The Development of a Method for Calculating the Nodal Prices of the Thermal Energy by Modeling the Thermal and Hydraulic Regimes of the Heat Supply Systems for Solving Control and Optimization Problems

The article deals with the issues of energy saving and increasing the efficiency of thermal energy. Energy saving issues are inextricably linked to the cost of heat for consumers. The costs of thermal energy transfer depend directly on thermal and hydraulic regimes of the heat supply system. A mathematical model and a method for calculating differential heat energy prices for all nodes and consumers of a heat supply system are discussed considering various heat production costs, the actual heat flow distribution, the location of the consumers in the network (the distance from the source), the structure and parameters of the network, and numerous internal and external disturbances of both a systematic and an accidental character.
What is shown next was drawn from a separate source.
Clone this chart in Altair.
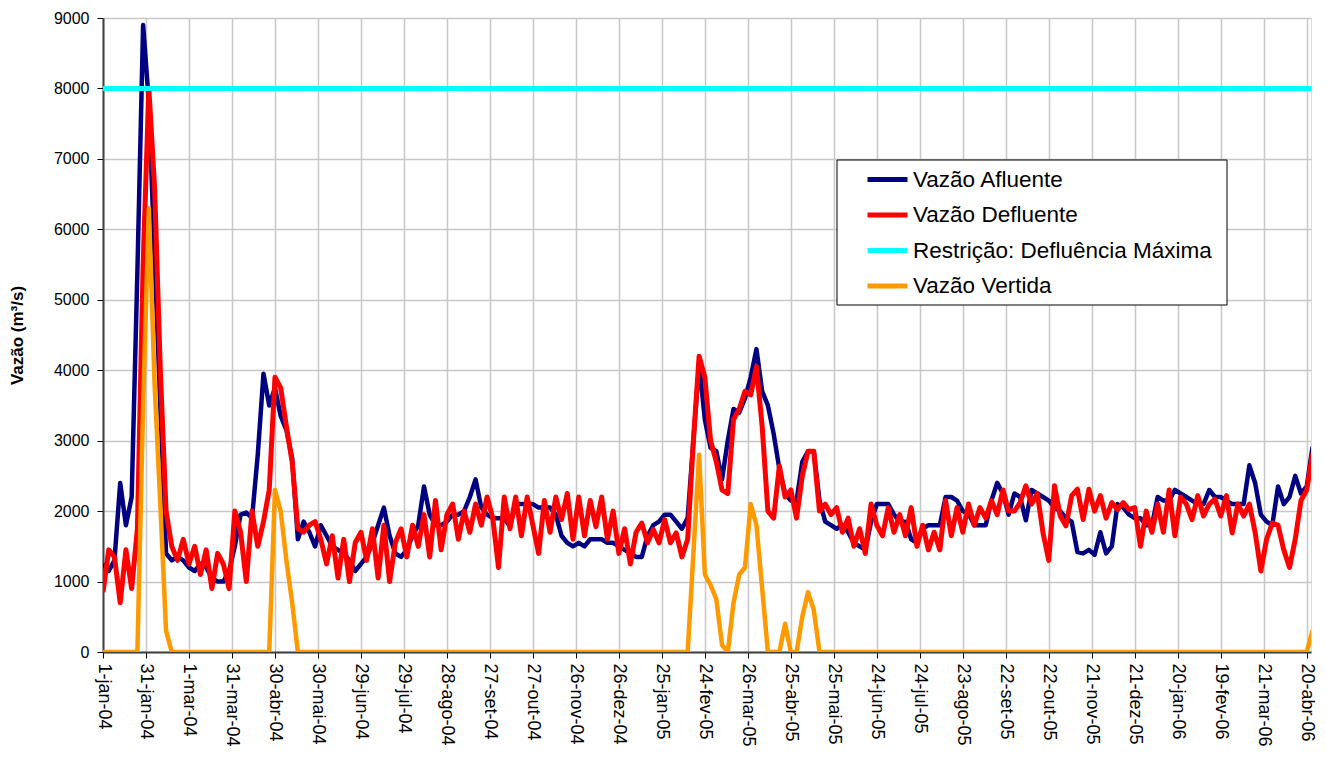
import altair as alt
import pandas as pd

# ---------------- data (one value every 4 days from 1-jan-04) ----------------
STEP_DAYS = 4

afluente = [
    1250, 1150, 1300, 2400, 1800, 2200, 5400, 8900,
    7800, 5600, 3500, 1400, 1300, 1350, 1300, 1200,
    1150, 1250, 1200, 1050, 1000, 1000, 1150, 1500,
    1950, 1980, 1900, 2800, 3950, 3500, 3750, 3350,
    3150, 2750, 1600, 1850, 1700, 1500, 1800, 1650,
    1500, 1450, 1400, 1300, 1150, 1250, 1350, 1550,
    1800, 2050, 1650, 1400, 1350, 1450, 1650, 1800,
    2350, 1950, 1800, 1800, 1850, 1950, 1950, 2000,
    2200, 2450, 2050, 1950, 1900, 1900, 1900, 1780,
    2100, 2100, 2100, 2100, 2050, 2050, 2050, 1950,
    1650, 1550, 1500, 1550, 1500, 1600, 1600, 1600,
    1550, 1550, 1500, 1450, 1400, 1350, 1350, 1650,
    1800, 1850, 1950, 1950, 1850, 1750, 1900, 3000,
    4100, 3300, 2900, 2850, 2450, 3000, 3450, 3400,
    3600, 3900, 4300, 3700, 3500, 3100, 2600, 2250,
    2150, 2150, 2700, 2850, 2850, 2150, 1850,
    1800, 1750, 1800, 1700, 1550, 1500, 1450, 1850,
    2100, 2100, 2100, 1950, 1850, 1850, 1600, 1550,
    1750, 1800, 1800, 1800, 2200, 2200, 2150, 2000,
    1970, 1800, 1800, 1800, 2150, 2400, 2250, 1950,
    2250, 2200, 1870, 2300, 2250, 2200, 2150,
    2050, 2000, 1900, 1850, 1420, 1400, 1450, 1380,
    1700, 1400, 1500, 2100, 2050, 1950, 1900, 1900,
    1800, 1800, 2200, 2150, 2150, 2300, 2250, 2200,
    2150, 2100, 2100, 2300, 2200, 2200, 2150, 2100,
    2100, 2100, 2650, 2400, 1950, 1850, 1800, 2350,
    2100, 2200, 2500, 2250, 2350, 2900, 3050,
]

defluente = [
    850, 1450, 1350, 700, 1450, 900, 1750, 5500,
    8000, 6600, 4000, 2000, 1500, 1300, 1600, 1250,
    1500, 1100, 1450, 900, 1400, 1250, 900, 2000,
    1700, 1000, 2000, 1500, 1850, 2300, 3900, 3750,
    3200, 2700, 1750, 1700, 1800, 1850, 1600, 1250,
    1650, 1050, 1600, 1000, 1550, 1700, 1300, 1750,
    1050, 1800, 1000, 1550, 1750, 1350, 1800, 1500,
    1950, 1350, 2150, 1450, 1950, 2100, 1600, 2000,
    1700, 2100, 1800, 2200, 1900, 1200, 2200, 1750,
    2200, 1650, 2200, 1800, 1400, 2150, 1700, 2200,
    1880, 2250, 1600, 2200, 1650, 2150, 1780, 2200,
    1600, 2000, 1400, 1750, 1250, 1700, 1830, 1550,
    1740, 1550, 1880, 1550, 1690, 1350, 1600, 3000,
    4200, 3900, 3000, 2700, 2300, 2250, 3300, 3450,
    3700, 3650, 4050, 3200, 2000, 1900, 2640, 2200,
    2300, 1900, 2500, 2850, 2850, 2000, 2100,
    1950, 2050, 1700, 1900, 1500, 1750, 1400, 2100,
    1800, 1650, 2050, 1700, 1950, 1650, 2050, 1500,
    1800, 1450, 1700, 1450, 2150, 1650, 2050, 1700,
    2100, 1800, 2050, 1900, 2150, 1950, 2300, 2000,
    2000, 2120, 2360, 2100, 2250, 1690, 1300,
    2360, 1930, 1790, 2220, 2310, 1880, 2310, 2000,
    2220, 1900, 2120, 2020, 2120, 2020, 2050, 1500,
    2000, 1700, 2100, 1700, 2300, 1650, 2200, 2100,
    1880, 2220, 1930, 2100, 2170, 1930, 2220, 1690,
    2100, 1930, 2100, 1700, 1150, 1600, 1830, 1800,
    1450, 1200, 1600, 2150, 2300, 2800, 2850,
]

vertida = [
    0, 0, 0, 0, 0, 0, 0, 3500, 6300, 3800,
    2100, 300, 0, 0, 0, 0, 0, 0, 0, 0,
    0, 0, 0, 0, 0, 0, 0, 0, 0, 0,
    2300, 2000, 1300, 700, 0, 0, 0, 0, 0, 0,
    0, 0, 0, 0, 0, 0, 0, 0, 0, 0,
    0, 0, 0, 0, 0, 0, 0, 0, 0, 0,
    0, 0, 0, 0, 0, 0, 0, 0, 0, 0,
    0, 0, 0, 0, 0, 0, 0, 0, 0, 0,
    0, 0, 0, 0, 0, 0, 0, 0, 0, 0,
    0, 0, 0, 0, 0, 0, 0, 0, 0, 0,
    0, 0, 0, 1400, 2800, 1100, 950, 750, 100, 0,
    700, 1100, 1200, 2100, 1800, 900, 0, 0, 0, 400,
    0, 0, 500, 850, 600, 0, 0, 0, 0, 0,
    0, 0, 0, 0, 0, 0, 0, 0, 0, 0,
    0, 0, 0, 0, 0, 0, 0, 0, 0, 0,
    0, 0, 0, 0, 0, 0, 0, 0, 0, 0,
    0, 0, 0, 0, 0, 0, 0, 0, 0, 0,
    0, 0, 0, 0, 0, 0, 0, 0, 0, 0,
    0, 0, 0, 0, 0, 0, 0, 0, 0, 0,
    0, 0, 0, 0, 0, 0, 0, 0, 0, 0,
    0, 0, 0, 0, 0, 0, 0, 0, 0, 0,
    0, 300, 500,
]

restricao_maxima = 8000

tick_labels = [
    "1-jan-04", "31-jan-04", "1-mar-04", "31-mar-04", "30-abr-04", "30-mai-04",
    "29-jun-04", "29-jul-04", "28-ago-04", "27-set-04", "27-out-04", "26-nov-04",
    "26-dez-04", "25-jan-05", "24-fev-05", "26-mar-05", "25-abr-05", "25-mai-05",
    "24-jun-05", "24-jul-05", "23-ago-05", "22-set-05", "22-out-05", "21-nov-05",
    "21-dez-05", "20-jan-06", "19-fev-06", "21-mar-06", "20-abr-06",
]
TICK_STEP_DAYS = 30

series_names = [
    "Vazão Afluente",
    "Vazão Defluente",
    "Restrição: Defluência Máxima",
    "Vazão Vertida",
]
series_colors = ["#000080", "#FF0000", "#00FFFF", "#FF9900"]
series_widths = [4.5, 5, 5, 4.5]

# ---------------- table ----------------
n = len(afluente)
assert len(defluente) == n and len(vertida) == n
days = [i * STEP_DAYS for i in range(n)]
series_values = [afluente, defluente, [restricao_maxima] * n, vertida]

rows = []
for name, vals in zip(series_names, series_values):
    for d, v in zip(days, vals):
        rows.append({"dia": d, "vazao": v, "serie": name})
df = pd.DataFrame(rows)

FONT = "Liberation Sans"
label_array = "[" + ",".join("'" + s + "'" for s in tick_labels) + "]"
tick_values = [i * TICK_STEP_DAYS for i in range(len(tick_labels))]

x_enc = alt.X(
    "dia:Q",
    scale=alt.Scale(domain=[0, 843], nice=False, zero=False),
    axis=alt.Axis(
        values=tick_values,
        labelExpr=label_array + "[round(datum.value/" + str(TICK_STEP_DAYS) + ")]",
        labelAngle=90,
        labelFont=FONT,
        labelFontSize=18,
        labelColor="#000000",
        labelPadding=5,
        labelOverlap=False,
        tickSize=6,
        tickColor="#000000",
        domainColor="#404040",
        domainWidth=2,
        grid=True,
        gridColor="#C8C8C8",
        gridWidth=1.5,
        title=None,
    ),
)
y_enc = alt.Y(
    "vazao:Q",
    scale=alt.Scale(domain=[0, 9000], nice=False),
    axis=alt.Axis(
        values=list(range(0, 9001, 1000)),
        format="d",
        labelFont=FONT,
        labelFontSize=16,
        labelColor="#000000",
        labelPadding=8,
        tickSize=6,
        tickColor="#000000",
        domainColor="#404040",
        domainWidth=2,
        grid=True,
        gridColor="#C8C8C8",
        gridWidth=1.5,
        title="Vazão (m³/s)",
        titleFont=FONT,
        titleFontSize=17,
        titleFontWeight="bold",
        titleColor="#000000",
        titlePadding=27,
    ),
)
color_enc = alt.Color(
    "serie:N",
    scale=alt.Scale(domain=series_names, range=series_colors),
    legend=alt.Legend(
        title=None,
        orient="none",
        legendX=737,
        legendY=139,
        padding=0,
        symbolType="stroke",
        symbolSize=1600,
        symbolStrokeWidth=5,
        symbolOffset=25,
        labelFont=FONT,
        labelFontSize=22.5,
        labelColor="#000000",
        labelOffset=3,
        labelLimit=500,
        rowPadding=1.5,
    ),
)

base = alt.Chart(df)
layers = []
for name, w in zip(series_names, series_widths):
    layers.append(
        base.transform_filter(alt.datum.serie == name)
        .mark_line(strokeWidth=w, clip=True, strokeJoin="round")
        .encode(x=x_enc, y=y_enc, color=color_enc)
    )

# white box with black frame behind the legend entries
legend_box = (
    alt.Chart(pd.DataFrame({"caixa": [0]}))
    .mark_rect(fill="white", stroke="#000000", strokeWidth=1)
    .encode(x=alt.value(734), x2=alt.value(1124), y=alt.value(142), y2=alt.value(287))
)

chart = (
    alt.layer(*layers, legend_box)
    .properties(width=1208, height=634, padding={"left": 0, "top": 2, "right": 2, "bottom": 5})
    .configure_view(stroke=None)
    .configure(background="white")
)

chart.save("out.html", embed_options={"renderer": "svg", "actions": False})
The above factors are taken into account by means of a thermo-hydraulic model for calculating the regimes of the heat supply system with intermediate temporal control nodes that serve as a basis for determination of the heat amount in every node at every time point. The proposed approach to the calculation of nodal prices can be interpreted as a method for solving the problem of distribution of the “price field” over the network for a given distribution of heat flows. The approach is based on three main principles, viz., the nodal balance of the heat cost, the equality of prices for the flows from the common node, and a differentiated increment of prices due to the variable component for the transfer of thermal energy for each of the sections of the calculation scheme. The proposed method for calculating the nodal prices of thermal energy can be used for multicriteria optimization of thermal and hydraulic regimes. The maximum utilization of the cheapest energy in the system or the minimum price of thermal energy for consumers can be the optimization criteria. The proposed approach makes it possible to differentiate prices within the regulatory period currently adopted in accordance with the process conditions of the heat supply system, namely, summer, autumn–spring, and winter conditions, including using peak-load sources. The operating modes have significant differences in the parameters of the heat-transfer medium, such as the flow rate and temperature of the network water.